2. If the general will, will be followed then the minority or the people who don’t see eye to eye with that ideology, will never get justice and will always be oppressed which defeats the claim of the general will, that is to provide freedom and peaceful life to all the members of the community.
•He emphasised the concept of free will which should be exercised by a man living in this world. For him, this was the only way of attaining spiritual freedom for men.
•By Free Will, he meant the Will of the person which is not influenced by human sentiments.
•According to him, the only functions of the government should be the implementation of rules of morality and help ensure that people live an ethical life and not oppress the people with tyrannical commands. He set a benchmark with his doctrines, which the system in reality has to match.

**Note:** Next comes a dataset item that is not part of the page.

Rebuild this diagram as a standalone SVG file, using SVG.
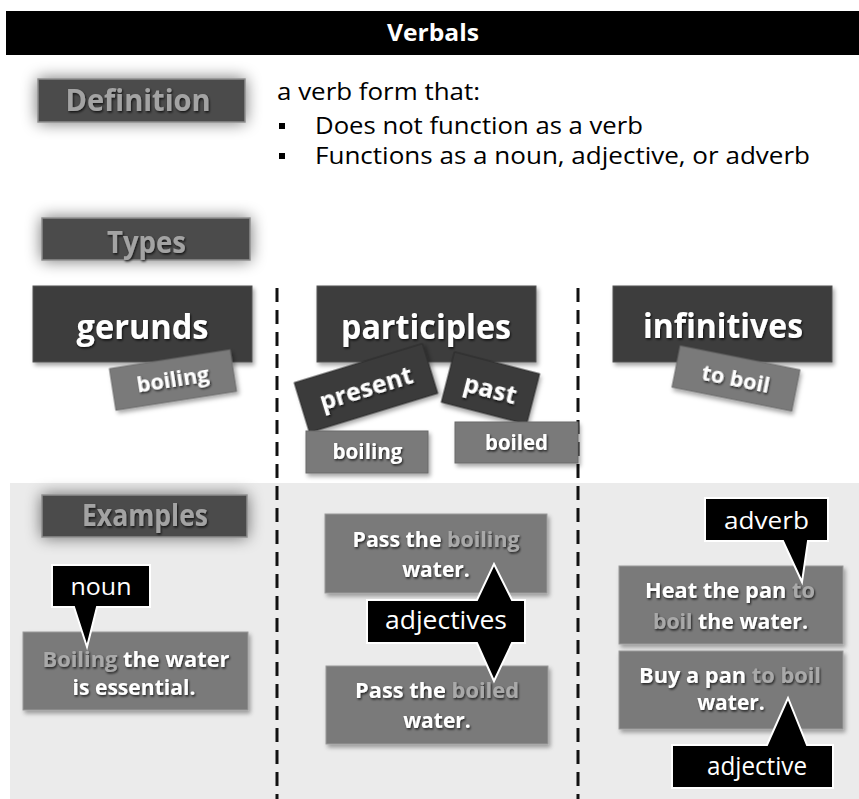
<svg xmlns="http://www.w3.org/2000/svg" width="859" height="799" viewBox="0 0 859 799">
<defs>
  <filter id="glow" x="-30%" y="-80%" width="160%" height="260%">
    <feGaussianBlur in="SourceAlpha" stdDeviation="8"/>
    <feComponentTransfer><feFuncA type="linear" slope="0.55"/></feComponentTransfer>
    <feMerge><feMergeNode/><feMergeNode in="SourceGraphic"/></feMerge>
  </filter>
  <filter id="shadow" x="-10%" y="-20%" width="130%" height="160%">
    <feDropShadow dx="2" dy="3" stdDeviation="2" flood-color="#000" flood-opacity="0.35"/>
  </filter>
  <filter id="ts" x="-10%" y="-40%" width="125%" height="190%">
    <feDropShadow dx="1" dy="1.5" stdDeviation="1" flood-color="#000" flood-opacity="0.75"/>
  </filter>
</defs>
<style>
  .b{font-family:"Open Sans","Liberation Sans",sans-serif;font-weight:700}
  .r{font-family:"Open Sans","Liberation Sans",sans-serif;font-weight:400}
  .c{text-anchor:middle}
  .title{fill:#4b4b4b;stroke:#8c8c8c;stroke-width:1.5}
  .tt{fill:#a3a3a3;font-size:31px}
  .type{fill:#3d3d3d;stroke:#555;stroke-width:1}
  .tag{fill:#7a7a7a;stroke:#6a6a6a;stroke-width:1}
  .dtag{fill:#3a3a3a;stroke:#2c2c2c;stroke-width:1}
  .ex{fill:#7a7a7a;stroke:#9a9a9a;stroke-width:1}
  .w{fill:#fff}
  .hl{fill:#a9a9a9}
  .call{fill:#000;stroke:#fff;stroke-width:2}
  .div{stroke:#111;stroke-width:3;stroke-dasharray:14 8;fill:none}
</style>

<rect id="examples-bg" x="10" y="483" width="849" height="316" fill="#ebebeb"/>

<g id="dividers">
  <line class="div" x1="277" y1="288" x2="277" y2="799"/>
  <line class="div" x1="578" y1="288" x2="578" y2="799"/>
</g>

<g id="header">
  <rect x="6" y="11" width="853" height="44" fill="#000"/>
  <text class="b c w" x="433" y="41" font-size="23" textLength="92" lengthAdjust="spacingAndGlyphs">Verbals</text>
</g>

<g id="definition">
  <rect class="title" x="38" y="79" width="207" height="43" filter="url(#glow)"/>
  <text class="b c tt" x="138" y="111" textLength="145" lengthAdjust="spacingAndGlyphs" filter="url(#ts)">Definition</text>
</g>

<g id="definition-text" class="r" font-size="23" fill="#000">
  <text x="277" y="100" textLength="203" lengthAdjust="spacingAndGlyphs">a verb form that:</text>
  <rect x="279" y="123" width="6" height="6"/>
  <text x="315" y="134" textLength="328" lengthAdjust="spacingAndGlyphs">Does not function as a verb</text>
  <rect x="279" y="153" width="6" height="6"/>
  <text x="315" y="164" textLength="495" lengthAdjust="spacingAndGlyphs">Functions as a noun, adjective, or adverb</text>
</g>

<g id="types">
  <rect class="title" x="42" y="218" width="208" height="42" filter="url(#glow)"/>
  <text class="b c tt" x="146.5" y="253" textLength="79" lengthAdjust="spacingAndGlyphs" filter="url(#ts)">Types</text>
</g>

<g id="gerunds">
  <rect class="type" x="33" y="286" width="219" height="76" filter="url(#shadow)"/>
  <text class="b c w" x="142.5" y="339" font-size="34" textLength="132" lengthAdjust="spacingAndGlyphs" filter="url(#ts)">gerunds</text>
</g>
<g id="gerund-boiling" transform="translate(173,380) rotate(-8.9)">
  <rect class="tag" x="-61" y="-21" width="122" height="42" filter="url(#shadow)"/>
  <text class="b c w" x="0" y="7" font-size="22" textLength="73" lengthAdjust="spacingAndGlyphs" filter="url(#ts)">boiling</text>
</g>

<g id="participles">
  <rect class="type" x="317" y="286" width="219" height="76" filter="url(#shadow)"/>
  <text class="b c w" x="426" y="339" font-size="34" textLength="170" lengthAdjust="spacingAndGlyphs" filter="url(#ts)">participles</text>
</g>
<g id="present" transform="translate(366,388) rotate(-17)">
  <rect class="dtag" x="-67" y="-26" width="134" height="52" filter="url(#shadow)"/>
  <text class="b c w" x="0" y="9" font-size="25" textLength="96" lengthAdjust="spacingAndGlyphs" filter="url(#ts)">present</text>
</g>
<g id="past" transform="translate(490.5,388) rotate(14.5)">
  <rect class="dtag" x="-44" y="-26" width="88" height="52" filter="url(#shadow)"/>
  <text class="b c w" x="0" y="10" font-size="25" textLength="54" lengthAdjust="spacingAndGlyphs" filter="url(#ts)">past</text>
</g>
<g id="participle-boiling">
  <rect class="tag" x="306" y="431" width="122" height="42" filter="url(#shadow)"/>
  <text class="b c w" x="367.5" y="459" font-size="22" textLength="70" lengthAdjust="spacingAndGlyphs" filter="url(#ts)">boiling</text>
</g>
<g id="participle-boiled">
  <rect class="tag" x="455" y="422" width="123" height="41" filter="url(#shadow)"/>
  <text class="b c w" x="516.5" y="450" font-size="22" textLength="63" lengthAdjust="spacingAndGlyphs" filter="url(#ts)">boiled</text>
</g>

<g id="infinitives">
  <rect class="type" x="613" y="286" width="219" height="76" filter="url(#shadow)"/>
  <text class="b c w" x="723" y="338" font-size="34" textLength="160" lengthAdjust="spacingAndGlyphs" filter="url(#ts)">infinitives</text>
</g>
<g id="to-boil" transform="translate(736,378.5) rotate(11.3)">
  <rect class="tag" x="-61" y="-21" width="122" height="42" filter="url(#shadow)"/>
  <text class="b c w" x="0" y="8" font-size="22" textLength="69" lengthAdjust="spacingAndGlyphs" filter="url(#ts)">to boil</text>
</g>

<g id="examples">
  <rect class="title" x="42" y="495" width="205" height="42" filter="url(#glow)"/>
  <text class="b c tt" x="145" y="526" textLength="126" lengthAdjust="spacingAndGlyphs" filter="url(#ts)">Examples</text>
</g>

<g id="ex-gerund" class="b" font-size="21">
  <rect class="ex" x="23" y="632" width="225" height="78" filter="url(#shadow)"/>
  <text class="c w" x="136" y="667" textLength="187" lengthAdjust="spacingAndGlyphs" filter="url(#ts)"><tspan class="hl">Boiling</tspan> the water</text>
  <text class="c w" x="134" y="695" textLength="123" lengthAdjust="spacingAndGlyphs" filter="url(#ts)">is essential.</text>
</g>

<g id="ex-participle-1" class="b" font-size="21">
  <rect class="ex" x="325" y="514" width="222" height="79" filter="url(#shadow)"/>
  <text class="c w" x="436" y="547" textLength="167" lengthAdjust="spacingAndGlyphs" filter="url(#ts)">Pass the <tspan class="hl">boiling</tspan></text>
  <text class="c w" x="436" y="577" filter="url(#ts)">water.</text>
</g>

<g id="ex-participle-2" class="b" font-size="21">
  <rect class="ex" x="326" y="666" width="222" height="78" filter="url(#shadow)"/>
  <text class="c w" x="437" y="698" textLength="164" lengthAdjust="spacingAndGlyphs" filter="url(#ts)">Pass the <tspan class="hl">boiled</tspan></text>
  <text class="c w" x="437" y="728" filter="url(#ts)">water.</text>
</g>

<g id="ex-infinitive-1" class="b" font-size="21">
  <rect class="ex" x="619" y="566" width="224" height="78" filter="url(#shadow)"/>
  <text class="c w" x="730" y="598" textLength="170" lengthAdjust="spacingAndGlyphs" filter="url(#ts)">Heat the pan <tspan class="hl">to</tspan></text>
  <text class="c w" x="730.5" y="629" textLength="155" lengthAdjust="spacingAndGlyphs" filter="url(#ts)"><tspan class="hl">boil</tspan> the water.</text>
</g>

<g id="ex-infinitive-2" class="b" font-size="21">
  <rect class="ex" x="619" y="651" width="224" height="78" filter="url(#shadow)"/>
  <text class="c w" x="730" y="683" textLength="182" lengthAdjust="spacingAndGlyphs" filter="url(#ts)">Buy a pan <tspan class="hl">to boil</tspan></text>
  <text class="c w" x="731" y="710" filter="url(#ts)">water.</text>
</g>

<g id="connectors">
  <g id="callout-noun">
    <path class="call" d="M52,565 H150 V607 H97 L87,647 L74,607 H52 Z"/>
    <text class="r c w" x="101" y="595" font-size="24" textLength="61" lengthAdjust="spacingAndGlyphs">noun</text>
  </g>
  <g id="callout-adjectives">
    <path class="call" d="M367,600 H477 L494,564 L512,600 H525 V643 H512 L494,681 L477,643 H367 Z"/>
    <text class="r c w" x="446" y="629" font-size="25" textLength="122" lengthAdjust="spacingAndGlyphs">adjectives</text>
  </g>
  <g id="callout-adverb">
    <path class="call" d="M705,498 H828 V541 H808 L802,582 L783,541 H705 Z"/>
    <text class="r c w" x="766.5" y="529" font-size="24" textLength="85" lengthAdjust="spacingAndGlyphs">adverb</text>
  </g>
  <g id="callout-adjective">
    <path class="call" d="M672,745 H767 L788,698 L807,745 H833 V788 H672 Z"/>
    <text class="r c w" x="757" y="775" font-size="25" textLength="100" lengthAdjust="spacingAndGlyphs">adjective</text>
  </g>
</g>
</svg>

•He drew a difference between the rights one has and the rights one gets by following Natural Law. He stated that man has only one right and that is to live with liberty to an extent whereby others' liberty is not being disturbed.
•For him, there was only one true form of government and that was the republic and representative form of government and disobeying it was considered a crime.
•He was against the arbitrary rule of Churches and rather vested his trust in the State which is subjected to certain restrictions which separate that political power from a tyrant to an administrator who has the authority to enforce the law, that is accepted by the whole population.